Infante of Spain (f. Infanta; Spanish: Infante de España; f. Infanta) is a royal title normally granted at birth to sons and daughters of reigning and past Spanish monarchs, and to the sons and daughters of the heir to the Crown. Individuals holding the title of infante also enjoy the style of Royal Highness.

Unlike other European monarchies, in Spain only the heir to the Crown is a prince or princess, holding the title of Prince or Princess of Asturias, together with other traditional titles. By tradition, all other sons and daughters of the Spanish monarch and that of the Prince or Princess of Asturias are called infantes.

Among other privileges, the infantes have the right to be buried in the Pantheon of Infantes in El Escorial. The sons and daughters of infantes bear the style of The Most Excellent (excelentísimo/a señor/a) and are considered as grandees of Spain.

The consorts of the Infantas Margarita and Cristina (Carlos Zurita and Iñaki Urdangarin) are not infantes, but they receive the style of The Most Excellent ; furthermore, the former can use the title of Duke consort of Soria as long as he remains her consort or remains a widower.

The Spanish law allows the monarch to grant the title of infante by royal decree in exceptional circumstances outside of the above mentioned cases to people that prove to be worthy (they are then called infantes by grace). This title was for example granted to Carlos de Borbón, Duke of Calabria, pretender to the throne of the Two-Sicilies and cousin of King Juan Carlos I.

History 

In the medieval Spanish monarchies, be it the Castilian and Leonese, the Navarran or the Aragonese, all sons and daughters of the kings, including the first borns, were infantes. However, at the end of the 14th century, King John I of Castile, son and successor of Henry II of Castile, when marrying his first born son, the Infante Enrique -future Henry III- with Catherine of Lancaster, granddaughter of the dethroned and executed Peter of Castile, created the title of Prince of Asturias for the couple. This title was then passed to the successive heirs, no matter if they were males or females. By birth, the first borns of the kings had the title of infantes like their brothers and sisters, but when they were proclaimed as heirs before the Cortes, they then became Princes of Asturias.

The same happened in Navarre, when Charles III created for his grandson, the Infante Carlos, son of his daughter Blanca and the future John II of Aragon, the title of Prince of Viana, with the idea that this title should be passed to the heirs of the Crown of Navarre. But when Navarre was conquered by Ferdinand II of Aragon in 1512, the title of the heir of Navarre was assumed by the heir of Castile and Aragon, even thought the exiled Albret family continued using the title for their heirs.

Regulation 
The title of infante is legally regulated by the royal decree 1368/1987, of the 6th of November, on the regime of titles, styles and honours of the Royal Family and the Regents.

Current infantes of Spain 

There are currently only female infantas.
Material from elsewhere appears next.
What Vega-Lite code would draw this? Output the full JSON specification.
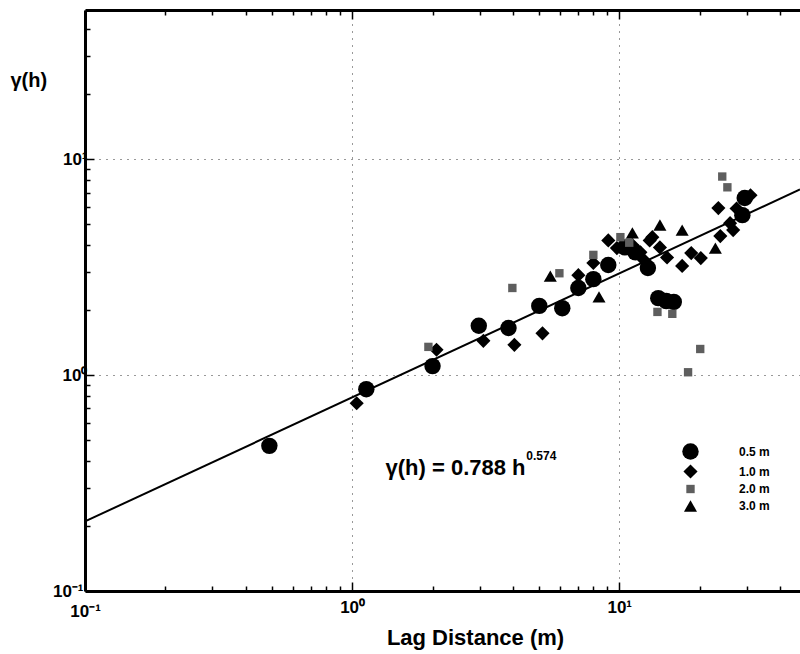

The last male infante was Infante Carlos, Duke of Calabria. According to the Spanish laws, the current infantes of Spain are:

 Sofía de Borbón y Ortiz, younger daughter of King Felipe VI.
 Elena de Borbón y de Grecia, Duchess of Lugo, first daughter of King Juan Carlos I and sister of King Felipe VI.
 Cristina de Borbón y de Grecia, younger daughter of King Juan Carlos I and sister of King Felipe VI.
 Margarita de Borbón y Borbón, Duchess of Soria and Hernani, younger daughter of the Count of Barcelona and aunt of King Felipe VI.